The Trip South

There was one train change before the Hungarian border, and another when we got there. We had to wait about an hour while the Hungarian train came in, and sat there to start the return trip. Then we got aboard the train, and just before the time when it was to leave the Slovakian customs officials came on and said we would have to go to the customs office before leaving.

We took our luggage and went to the customs office where we were interrogated about our trip, and asked how much Slovakian money we were taking out. It was about 3000 krowns ($10) and they said the limit was 100 krowns unless we could show the receipt for its purchase. Bob spent several minutes finding the receipt, and the train was about to leave. The passports were stamped and we dashed for the train as it started to pull out. We yelled, and it finally stopped for us to get on. Much relieved we sat down for the trip to Budapest.

The train ran along the east bank of the Danube for about an hour and stopped at the medium sized city of God. Bob recognized the name of the city, saying he knew of the city, but never expected to see it. He then said that in Dad’s papers he had found a letter, written in old German script, from Hilde (or Ilona) Igloi, who were staying there during World War I. They had been sent to the country because there was so little food in Budapest, and it was more available there. With them was also Mariane Heller, Walther’s sister, who had tuberculosis, and died of it in 1919.

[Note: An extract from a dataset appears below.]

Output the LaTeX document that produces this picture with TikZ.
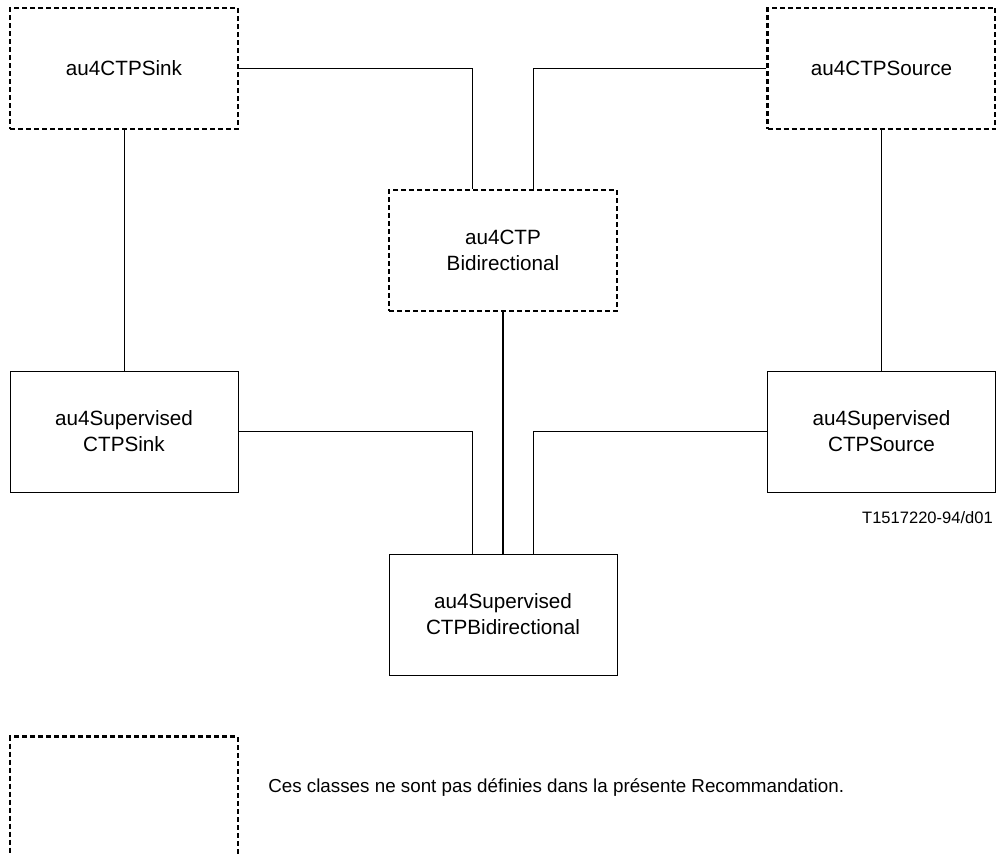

By late afternoon we were in Budapest, and Bob had faith that we’d find a place to stay if we headed south and got to Szeged in the evening, so he said, “Let’s take our chances on finding a room, and get the traveling out of the way.” We had time to kill before the 6:20 PM train was to leave, so we went to the station’s McDonalds, looked over the menu, and had a couple of salads. The prices seemed to be about the same as in the US, and the menu items were also pretty much standard, even if they had some Hungarian words in them. The train then left for Szeged, the end of its run, at the southern border of Hungary near Serbia.

It was after 9PM, just about sunset, when we got to Szeged; we got into a cab and told the driver to find us a pension. He drove a few minutes to the outskirts of the city of 118,000 population to a pension he knew that would be reasonable, but it turned out to be full. He went back to the city center and he took us to a more expensive one, but at least we had a place for the night.

The next morning we had the full breakfast that came with the rent, took a cab to the bus station, and left on the 9 AM bus for Makö, the home of Joseph Pulitzer and the Nagels. It was about an hour’s trip through the lovely, flat, countryside.